Os militares dizem, porém, que os atos de vandalismo não deslegitimam as manifestações e os conservadores. "A meta final da esquerda é inibir, impedir ou dificultar as manifestações, e isso que está sendo construído por essa narrativa da esquerda. Agora, se isso daí partiu da cabeça dos extremistas de direita ou se foi manipulado pela própria esquerda eu tenho dúvida", diz Santa Rosa.
Um oficial que pediu sigilo de seu nome entende que a invasão à sede dos três poderes "não ajuda" e apenas dá argumentos para a esquerda "atacar". "O que fizeram foi uma tremenda besteira, apesar de que mostrar que as pessoas não estão satisfeitas é um recado de que elas não irão se dobrar tão facilmente. Mas enfraquece o argumento que, na verdade, iguala de certa forma a direita a eles, que é tudo o que eles querem", diz. A fonte afirma, porém, que o 8 de janeiro não deslegitima as manifestações. "Até porque a esquerda sempre usou a violência. Não à toa que o Movimento sem Terra invadia e destruía empresas e órgãos públicos."

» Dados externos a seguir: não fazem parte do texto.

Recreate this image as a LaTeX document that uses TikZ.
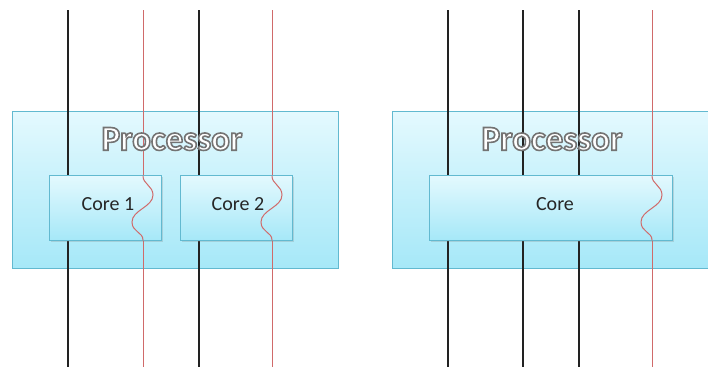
\documentclass[tikz,border=0pt]{standalone}
\usepackage{fontspec}
\setmainfont{Carlito}
\usetikzlibrary{shadows}
\definecolor{boxtop}{HTML}{E4F9FE}
\definecolor{boxbot}{HTML}{A6E8F8}
\definecolor{boxedge}{HTML}{62B9D0}
\definecolor{wirered}{HTML}{D06A6A}
\definecolor{wireblack}{HTML}{222222}
\newcommand{\outlinedtext}[1]{\special{pdf:code q 2 Tr 1.6 w 0.45 0.45 0.45 RG 1 1 1 rg}#1\special{pdf:code Q}}
\begin{document}
\begin{tikzpicture}[x=1pt,y=-1pt,
  procbox/.style={draw=boxedge, line width=0.8pt, top color=boxtop, bottom color=boxbot},
  corebox/.style={draw=boxedge, line width=0.8pt, top color=boxtop, bottom color=boxbot,
     drop shadow={shadow xshift=1.5pt, shadow yshift=-1.5pt, opacity=0.25}},
  blackwire/.style={draw=wireblack, line width=1.1pt},
  redwire/.style={draw=wirered, line width=1pt},
  proclabel/.style={font=\fontsize{35}{40}\selectfont\bfseries},
  corelabel/.style={font=\fontsize{20}{24}\selectfont, text=black!85}]
\useasboundingbox (0,0) rectangle (708,367);
\fill[white] (0,0) rectangle (708,367);
% processors
\node[procbox, minimum width=326pt, minimum height=157pt, inner sep=0pt] (procA) at (175,189.5) {};
\node[procbox, minimum width=316pt, minimum height=157pt, inner sep=0pt] (procB) at (550,189.5) {};
% wire end points
\foreach \n/\x in {a/68,b/143,c/199,d/272,e/448,f/523,g/579,h/652}{
  \coordinate (\n top) at (\x,10);
  \coordinate (\n bot) at (\x,367);
}
\draw[blackwire] (atop) -- (abot);
\draw[blackwire] (ctop) -- (cbot);
\draw[blackwire] (etop) -- (ebot);
\draw[blackwire] (ftop) -- (fbot);
\draw[blackwire] (gtop) -- (gbot);
\foreach \n in {b,d,h}{
  \draw[redwire] (\n top) -- (\n bot);
}
% processor labels
\node[proclabel] (procAlbl) at (172,139) {\outlinedtext{Processor}};
\node[proclabel] (procBlbl) at (552,139) {\outlinedtext{Processor}};
% cores (cover the wires)
\node[corebox, minimum width=112pt, minimum height=65pt, inner sep=0pt] (core1) at (105,207.5) {};
\node[corebox, minimum width=112pt, minimum height=65pt, inner sep=0pt] (core2) at (236,207.5) {};
\node[corebox, minimum width=243pt, minimum height=65pt, inner sep=0pt] (core3) at (550.5,207.5) {};
\node[corelabel] (core1lbl) at (108,204) {Core 1};
\node[corelabel] (core2lbl) at (238,204) {Core 2};
\node[corelabel] (core3lbl) at (555,204) {Core};
% red wave inside each core
\foreach \n in {b,d,h}{
  \draw[redwire] (\n top) ++(0,165.5) -- ++(0,0.5) .. controls +(0,8) and +(0,-9) .. ++(10,19)
     .. controls +(0,12) and +(0,-12) .. ++(-21,27)
     .. controls +(0,10) and +(0,-8) .. ++(11,18) -- ++(0,0.5);
}
\end{tikzpicture}
\end{document}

O que os militares acham das decisões de Alexandre de Moraes
Apesar das críticas feitas aos crimes e excessos cometidos na invasão à sede dos três poderes, militares entendem que os atos cometidos por alguns não justifica o que consideram se tratar de excessos e abuso de autoridade cometidos pelo ministro Alexandre de Moraes, do STF – tal como a determinação da prisão de 1,5 mil pessoas, restrições a manifestações, o afastamento do governador do Distrito Federal, Ibaneis Rocha (MDB), a prisão do ex-ministro da Justiça Anderson Torres e a investigação contra Bolsonaro.
A detenção de manifestantes em um pátio na Academia Nacional de Polícia Federal é uma das medidas mais contestadas pelos militares. O general Santa Rosa compara o caso aos "campos de reeducação" instalados no Vietnã após o fim da guerra naquele país, em 1975, que abrigaram combatentes e civis a pretexto de ensinar sobre o novo governo. "É uma técnica psicológica terrorista de massa que está sendo adotada", diz.
Paulo Chagas classifica as decisões de Moraes como abuso de autoridade e avalia que a solução para "está na mão dos operadores do direito".
Santa Rosa diz considerar que o Executivo é ilegítimo, o Judiciário se coloca acima da lei e o Legislativo é omisso ou conivente. "Essas três condições não podem prosperar, se não vamos entrar em um emaranhado complicado que vai descambar para a escalada. Quando se extingue a força do direito é chegada a hora do direito da força", comenta.
Para um oficial militar da ativa, as decisões de Moraes contra os atos de vandalismo acentuam um regime de exceção sob um falso pretexto de preservar a democracia. "O Brasil já virou um Estado policial, que leva velho e crianças sem denúncia para uma espécie de campo de concentração", diz.